The dream of becoming a multi-planetary species is only a few generations away for some visionaries. A more concrete question, however, gets asked whenever a long mission is discussed: if you send a family to Mars, where will their children come from? No human has ever conceived in space, so the honest answer remains unknown.

To get the first real data, Chinese researchers sent a batch of "human artificial embryos" aboard the Tianzhou-10 cargo ship to the Tiangong space station. The samples are not embryos in the ordinary sense. They are clusters of living stem cells coaxed into a spherical shape that imitates the structure of a natural human embryo roughly a week after conception. Crucially, they cannot develop into a fetus — they are a model, designed to mimic development as closely as possible while staying within ethical limits.

Why bother with a model rather than real gametes? Because studying natural eggs and sperm would require far more delicate handling and much larger experiments. The artificial structures let scientists watch how dividing cells respond to weightlessness and cosmic radiation at a magnified pace, capturing the very first moments where a single fertilized egg would split and begin to form a body plan.

The context for the experiment is sobering. Separate work using rotating machines to mimic microgravity has already shown that human sperm struggle to navigate toward an egg in a weightless environment, with fertilisation success falling by around thirty per cent. A recent study on germ cells — the earliest cells that eventually become sperm or eggs — found that, in space conditions, these cells take roughly twice as long to produce their first daughters and grow noticeably slower overall.

Radiation adds a second layer of risk. Earth is protected by its magnetic field and atmosphere; in orbit, cells are hit constantly by high-energy particles that can damage DNA at the moment a new organism is being assembled. If the very first divisions of an embryo are disrupted, the consequences ripple through an entire life.

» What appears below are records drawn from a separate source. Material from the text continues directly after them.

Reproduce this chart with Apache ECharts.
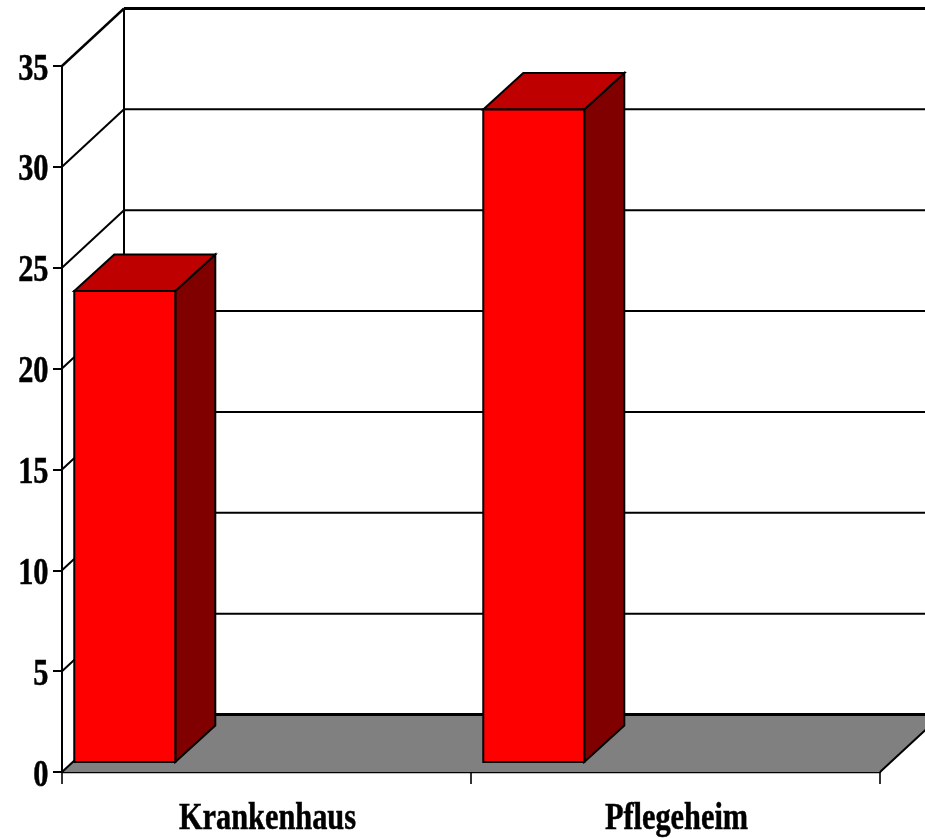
<!DOCTYPE html>
<html>
<head>
<meta charset="utf-8">
<style>html,body{margin:0;padding:0;background:#fff}#c{width:925px;height:838px}</style>
<script src="https://cdn.jsdelivr.net/npm/echarts@6/dist/echarts.min.js"></script>
</head>
<body>
<div id="c"></div>
<script>
var categories = ['Krankenhaus', 'Pflegeheim'];
var values = [23.35, 32.35];
var yTicks = [0, 5, 10, 15, 20, 25, 30, 35];

var WALL_DX = 62, WALL_DY = -57.5;
var BAR_DY = -10, BAR_DEPTH_X = 40, BAR_DEPTH_Y = -36.5;
var BAR_START = 0.03, BAR_WIDTH = 0.247;
var FONT = 'bold 37px "Liberation Serif", "Times New Roman", serif';
var LINE = '#000';

function line(x1, y1, x2, y2, w) {
  return { type: 'line', shape: { x1: x1, y1: y1, x2: x2, y2: y2 }, style: { stroke: LINE, lineWidth: w } };
}
function poly(points, fill) {
  return { type: 'polygon', shape: { points: points }, style: { fill: fill, stroke: LINE, lineWidth: 2, lineJoin: 'miter' } };
}
function label(x, y, text, scale, align) {
  return {
    type: 'text', x: x, y: y, scaleX: scale,
    style: { text: text, font: FONT, fill: '#000', stroke: '#000', lineWidth: 0.5, textAlign: align, textVerticalAlign: 'middle', verticalAlign: 'middle' }
  };
}

function renderWalls(params, api) {
  var cs = params.coordSys;
  var tick = api.value(1);
  var y = api.coord([0, tick])[1];
  var x0 = cs.x, x1 = cs.x + cs.width;
  var last = yTicks[yTicks.length - 1];
  var kids = [];
  if (tick === 0) {
    kids.push({ type: 'polygon', shape: { points: [[x0, y], [x1, y], [x1 + WALL_DX, y + WALL_DY], [x0 + WALL_DX, y + WALL_DY]] }, style: { fill: '#808080' } });
    kids.push(line(x1, y, x1 + WALL_DX, y + WALL_DY, 2));
  }
  if (tick === last) {
    kids.push(line(x0 + WALL_DX, y + WALL_DY, x0 + WALL_DX, api.coord([0, 0])[1] + WALL_DY, 2));
  }
  var edge = (tick === 0) ? 3 : (tick === last ? 3 : 2);
  kids.push(line(x0, y, x0 + WALL_DX, y + WALL_DY, tick === last ? 2.4 : 2));
  kids.push(line(x0 + WALL_DX, y + WALL_DY, x1 + WALL_DX, y + WALL_DY, edge));
  return { type: 'group', children: kids };
}

function renderBar(params, api) {
  var idx = api.value(0);
  var band = api.size([1, 0])[0];
  var cx = api.coord([idx, 0])[0];
  var left = cx - band / 2 + band * BAR_START;
  var right = left + band * BAR_WIDTH;
  var base = api.coord([idx, 0])[1] + BAR_DY;
  var top = api.coord([idx, api.value(1)])[1] + BAR_DY;
  var dx = BAR_DEPTH_X, dy = BAR_DEPTH_Y;
  return {
    type: 'group',
    children: [
      poly([[right, top], [right + dx, top + dy], [right + dx, base + dy], [right, base]], '#800000'),
      poly([[left, top], [left + dx, top + dy], [right + dx, top + dy], [right, top]], '#bf0000'),
      poly([[left, top], [right, top], [right, base], [left, base]], '#ff0000')
    ]
  };
}

function renderYLabel(params, api) {
  var p = api.coord([0, api.value(1)]);
  return label(params.coordSys.x - 13.5, p[1] + 4, String(api.value(1)), 0.82, 'right');
}
function renderXLabel(params, api) {
  var i = api.value(0);
  var p = api.coord([i, 0]);
  return label(p[0] + 1, p[1] + 47, categories[i], 0.82, 'center');
}

var chart = echarts.init(document.getElementById('c'), null, { renderer: 'canvas' });
chart.setOption({
  animation: false,
  backgroundColor: '#fff',
  tooltip: { show: false },
  grid: { left: 62, right: 45, top: 66, bottom: 66, containLabel: false },
  xAxis: {
    type: 'category', data: categories, boundaryGap: true,
    axisLine: { show: true, lineStyle: { color: '#000', width: 2.4 } },
    axisTick: { show: true, alignWithLabel: false, length: 12, lineStyle: { color: '#000', width: 1.6 } },
    axisLabel: { show: false }, splitLine: { show: false }
  },
  yAxis: {
    type: 'value', min: 0, max: 35, interval: 5,
    axisLine: { show: true, lineStyle: { color: '#000', width: 2 } },
    axisTick: { show: true, length: 9, lineStyle: { color: '#000', width: 2 } },
    axisLabel: { show: false }, splitLine: { show: false }
  },
  series: [
    { type: 'custom', clip: false, silent: true, z: 1, renderItem: renderWalls, encode: { x: 0, y: 1 },
      data: yTicks.map(function (t) { return [0, t]; }) },
    { type: 'custom', clip: false, silent: true, z: 2, renderItem: renderBar, encode: { x: 0, y: 1 },
      data: values.map(function (v, i) { return [i, v]; }) },
    { type: 'custom', clip: false, silent: true, z: 3, renderItem: renderYLabel, encode: { x: 0, y: 1 },
      data: yTicks.map(function (t) { return [0, t]; }) },
    { type: 'custom', clip: false, silent: true, z: 3, renderItem: renderXLabel, encode: { x: 0, y: 1 },
      data: categories.map(function (c, i) { return [i, 0]; }) }
  ]
});
</script>
</body>
</html>
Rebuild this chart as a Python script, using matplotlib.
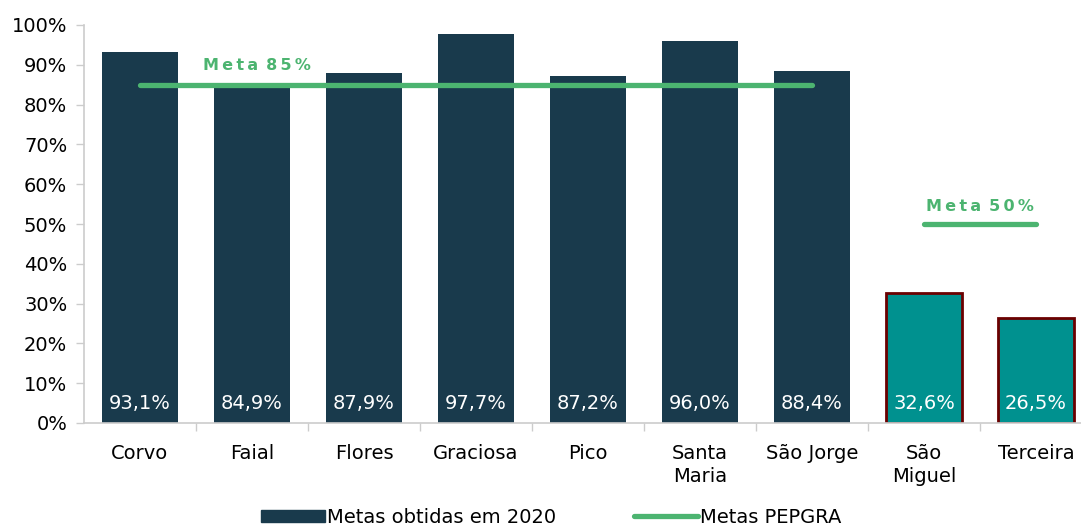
import matplotlib.pyplot as plt
from matplotlib.patches import Patch
from matplotlib.lines import Line2D

# ---------- Data ----------
ilhas = ["Corvo", "Faial", "Flores", "Graciosa", "Pico", "Santa\nMaria",
         "São Jorge", "São\nMiguel", "Terceira"]
obtidas = [93.1, 84.9, 87.9, 97.7, 87.2, 96.0, 88.4, 32.6, 26.5]
meta_grupo1 = 85
meta_grupo2 = 50
n_grupo1 = 7

dark = "#193a4c"
teal = "#00918f"
green = "#4cb470"

fig = plt.figure(figsize=(10.81, 5.26), dpi=100)
ax = fig.add_axes([84 / 1081, 103 / 526, 1008 / 1081, 398 / 526])

x = list(range(len(ilhas)))
cores = [dark] * n_grupo1 + [teal] * (len(ilhas) - n_grupo1)
bars = ax.bar(x, obtidas, width=0.68, color=cores, zorder=2)
for b in bars[n_grupo1:]:
    b.set_edgecolor("#6b0000")
    b.set_linewidth(2)

# value labels inside the bars
for xi, v in zip(x, obtidas):
    ax.text(xi, 5, f"{v:.1f}%".replace(".", ","), ha="center", va="center",
            color="white", fontsize=14, zorder=3)

# target lines
ax.plot(x[:n_grupo1], [meta_grupo1] * n_grupo1, color=green, lw=3.8,
        solid_capstyle="round", zorder=4)
ax.plot(x[n_grupo1:], [meta_grupo2] * (len(ilhas) - n_grupo1), color=green,
        lw=3.8, solid_capstyle="round", zorder=4)
sp = "\u2009"
ax.text(1.045, 89.7, sp.join("Meta") + "\u2002" + sp.join("85%"), ha="center",
        va="center", color=green, fontsize=11.5, fontweight="bold")
ax.text(7.5, 54.3, sp.join("Meta") + "\u2002" + sp.join("50%"), ha="center",
        va="center", color=green, fontsize=11.5, fontweight="bold")

ax.set_xlim(-0.5, len(ilhas) - 0.5)
ax.set_ylim(0, 100)
ax.set_yticks(range(0, 101, 10))
ax.set_yticklabels([f"{t}%" for t in range(0, 101, 10)], fontsize=14)
ax.set_xticks(x)
ax.set_xticklabels(ilhas, fontsize=14, linespacing=1.3)
ax.tick_params(axis="x", length=0, pad=15)
ax.set_xticks([i + 0.5 for i in x[:-1]], minor=True)
ax.tick_params(axis="x", which="minor", length=6, color="#cccccc", width=1)
ax.tick_params(axis="y", length=6, color="#cccccc", width=1, pad=6)

for s in ["top", "right"]:
    ax.spines[s].set_visible(False)
for s in ["left", "bottom"]:
    ax.spines[s].set_color("#cccccc")
    ax.spines[s].set_linewidth(1.2)

handles = [Patch(color=dark), Line2D([0], [0], color=green, lw=3.8, solid_capstyle="round")]
fig.legend(handles, ["Metas obtidas em 2020", "Metas PEPGRA"], loc="lower center",
           bbox_to_anchor=(0.51, -0.035), ncol=2, frameon=False, fontsize=14,
           handlelength=3.3, handleheight=0.6, handletextpad=0.1, columnspacing=4)

fig.savefig("out.png", dpi=100)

So what are researchers looking for in the payload? They want to know whether cells can still find each other, stick together, orient themselves, and begin to specialise the way they would in a womb on Earth. The answers will shape everything from the design of long-duration life support to the ethics of colonisation. If reproduction in space proves fundamentally impaired, the vision of children born on Mars may require very different technology — perhaps artificial gravity, radiation shielding, or even medical intervention before conception.